Digital Interventions investigates the potential of artistic practices that aim at either creating and safeguarding emancipatory spaces of the digital or challenging and countering the many forms of digital surveillance, exploitation and repression. Claiming that in the post-digital condition the digital always and already permeates our bodies, infrastructures and politics, the volume brings together art practitioners, activists and scholars from the fields of film studies, media studies, dance studies, performance studies, art history, computer science, and sociology to investigate the digital as both the site and the means of digital interventions.

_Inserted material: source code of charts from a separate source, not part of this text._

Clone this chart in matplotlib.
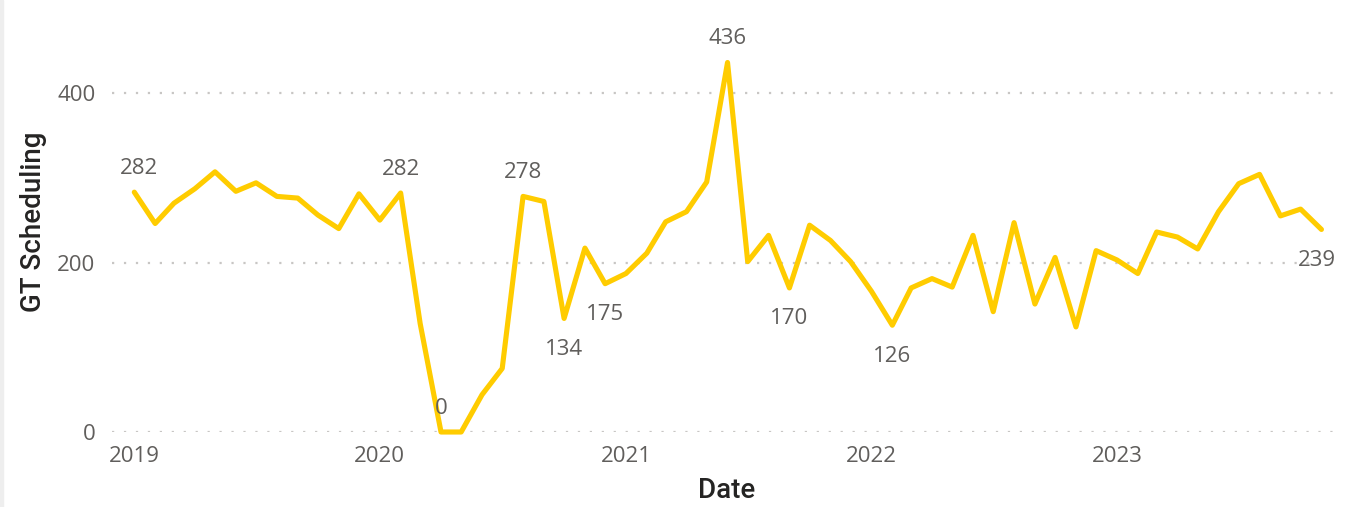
import matplotlib
matplotlib.use("Agg")
import matplotlib.pyplot as plt
import matplotlib.dates as mdates
import pandas as pd
import numpy as np
from matplotlib.patches import Rectangle

# ---- data ----
start_month = "2019-01-01"
values = [283, 246, 270, 287, 307, 284, 294, 278, 276, 256, 240, 281,
          250, 282, 128, 0, 0, 44, 75, 278, 272, 134, 217, 175,
          187, 211, 248, 260, 295, 436, 201, 232, 170, 244, 226, 201,
          166, 126, 170, 181, 171, 232, 142, 247, 151, 206, 124, 214,
          203, 187, 236, 230, 216, 260, 293, 304, 255, 263, 239]
dates = pd.date_range(start_month, periods=len(values), freq="MS")

# labelled points: index -> (label, position)
label_idx = [0, 13, 15, 19, 21, 23, 29, 32, 37, 58]
label_text = ["282", "282", "0", "278", "134", "175", "436", "170", "126", "239"]
label_pos = ["above", "above", "above", "above", "below", "below", "above", "below", "below", "below"]

year_ticks = ["2019", "2020", "2021", "2022", "2023"]
y_ticks = [0, 200, 400]

LINE = "#FFCC00"
TXT = "#605E5C"
TITLE = "#252423"
GRID = "#C8C6C4"

plt.rcParams["lines.scale_dashes"] = False
tick_font = ["Open Sans", "DejaVu Sans"]
title_font = ["Roboto", "DejaVu Sans"]

W, H = 1350, 507
fig = plt.figure(figsize=(W / 100, H / 100), dpi=100)
fig.patch.set_facecolor("white")

# axes placement in pixels
ax_left, ax_right = 112, 1340
ax_top, ax_bottom = 25.2, 432
ax = fig.add_axes([ax_left / W, 1 - ax_bottom / H, (ax_right - ax_left) / W, (ax_bottom - ax_top) / H])
ax.set_facecolor("white")

x0 = mdates.date2num(pd.Timestamp("2019-01-01"))
px_per_day = 245.5 / 365.0
ax.set_xlim(x0 - (134.3 - ax_left) / px_per_day, x0 + (ax_right - 134.3) / px_per_day)
ax.set_ylim(0, 480)

for s in ax.spines.values():
    s.set_visible(False)

for yv in y_ticks:
    ax.axhline(yv, color=GRID, lw=1.6, linestyle=(0, (1.6, 7.0)), zorder=1)

ax.plot(mdates.date2num(dates), values, color=LINE, lw=3.7, solid_joinstyle="round",
        solid_capstyle="round", zorder=3, clip_on=False)

# ticks
ax.set_yticks(y_ticks)
ax.set_yticklabels([str(v) for v in y_ticks])
ax.set_xticks([mdates.date2num(pd.Timestamp(f"{y}-01-01")) for y in year_ticks])
ax.set_xticklabels(year_ticks)
ax.tick_params(axis="both", length=0, labelcolor=TXT, labelsize=16)
ax.tick_params(axis="y", pad=12)
ax.tick_params(axis="x", pad=10)
for lab in ax.get_xticklabels() + ax.get_yticklabels():
    lab.set_fontfamily(tick_font)

# data labels
for i, t, p in zip(label_idx, label_text, label_pos):
    dy = 24 if p == "above" else -31
    dx = 0
    if i == 0:
        dx = 5
    if i == len(values) - 1:
        dx = -5
    ax.annotate(t, (mdates.date2num(dates[i]), values[i]), xytext=(dx * 0.72, dy * 0.72),
                textcoords="offset points", ha="center", va="center", color=TXT,
                fontsize=16, family=tick_font, zorder=4, annotation_clip=False)

# axis titles
fig.text(727 / W, 1 - 491 / H, "Date", ha="center", va="center", color=TITLE,
         fontsize=20, family=title_font, fontweight="medium")
fig.text(34 / W, 1 - 222 / H, "GT Scheduling", ha="center", va="center", rotation=90,
         color=TITLE, fontsize=20, family=title_font, fontweight="medium")

# light left border
fig.patches.append(Rectangle((0, 0), 3 / W, 1, transform=fig.transFigure, color="#EEEEEE", zorder=0))

fig.savefig("out.png", dpi=100, facecolor="white")
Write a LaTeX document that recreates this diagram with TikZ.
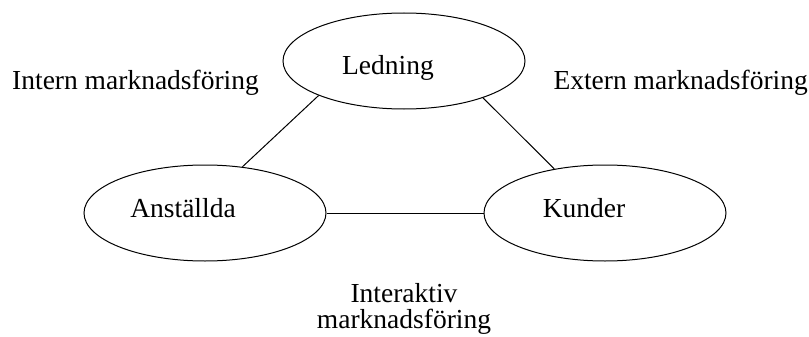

The term “digital interventions” itself is wrapped in fundamental and irresolvable contradictions. The digital sphere is a space of refuge and resistance as anonymity and privacy of communication provide shelter from oppressive violence. And yet, at the same time, the digital sphere is subject to massive surveillance, trolling and disinformation that capture and undermine political expression. With social media participation governed by the attention economy, the internet structured by platform capitalism, and political discourse undermined by algorithms, what are the practices and where are the fissures for artists and activists to intervene? How can complicity be turned into criticality? How do artists, activists and scholars maneuver within and challenge the protean landscape of the digital?
The volume includes contributions by Aram Bartholl, Naomi Boyce, Arantxa Llanos Ciafrino, Florian Cramer, Aria Dean, Şirin Fulya Erensoy, Azadeh Ganjeh, Matthias Grotkopp, Roman Horbyk, Pekka Kallioniemi, Iryna Kovalenko, Joana Moll, Jean Peters, Florian Schlittgen, Veronika Solopova, Simon Teune, and Brigitte Weingart.